Second, the document instead puts forward a number of side arguments that methodologists call “protective belt”. This sort of arguments usually exploits the fact that articulated theories, or policy prescriptions in our case, do depend on a number of side conditions. Hence, if some facts do not fit the theory, the core is preserved, while the problem is shifted onto the side conditions. Here one concerns the composition of fiscal adjustments: too much taxes instead of expenditure cuts (section 4). Another is structural reforms of labour and goods markets, which, of course, do not proceed hand in hand with fiscal consolidation (section 4).
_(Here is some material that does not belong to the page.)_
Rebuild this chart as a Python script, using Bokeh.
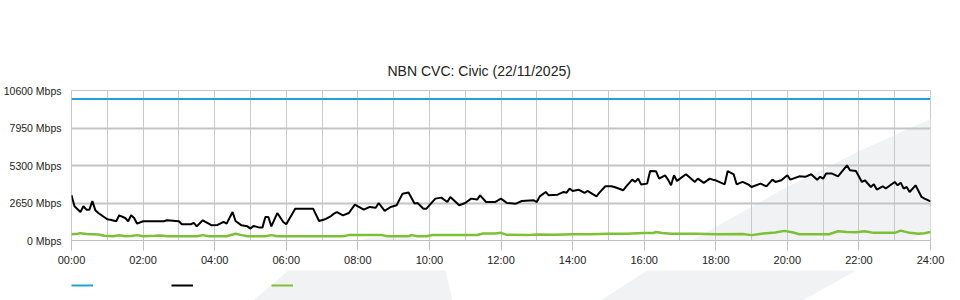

But, beneficial as they may be, structural reforms are a different policy prescription in themselves, some scholars question that they can successfully be implemented during austerity, and in any case they are not essential part of the prediction of the austerity policy.
Finally, the hallmark of protective rhetoric is that the core propositions are not falsifiable simply because there is no “control protocol” to do that. For instance, the government programme of Mario Monti promised “rigour, growth and equity” in line with the predictions of the austerity policy outlined above. Before leaving his office with negative growth and negligible equity, Monti argued that it was foolish to expect that fiscal consolidation would not bring recession in the short run, while fruits would have come in the long run. Beside being an ex-post retreatment, this style of argumentation is purely rhetorical since there is no a clear ex-ante commitment stating 1) how much recession is compatible with the given policy, 2) how long is the long run. “In the long run we are all dead. Economists set themselves too easy, too useless a task if in a tempestuous season they can only tell us that when the storm is long past the ocean is flat again” (J. M. Keynes, A Tract on Monetary Reform, 1923).
Until proponents of the austerity policy do not give us their control protocol, such a policy will in fact remain unfalsifiable, and the key question – is it working? – will remain unanswered.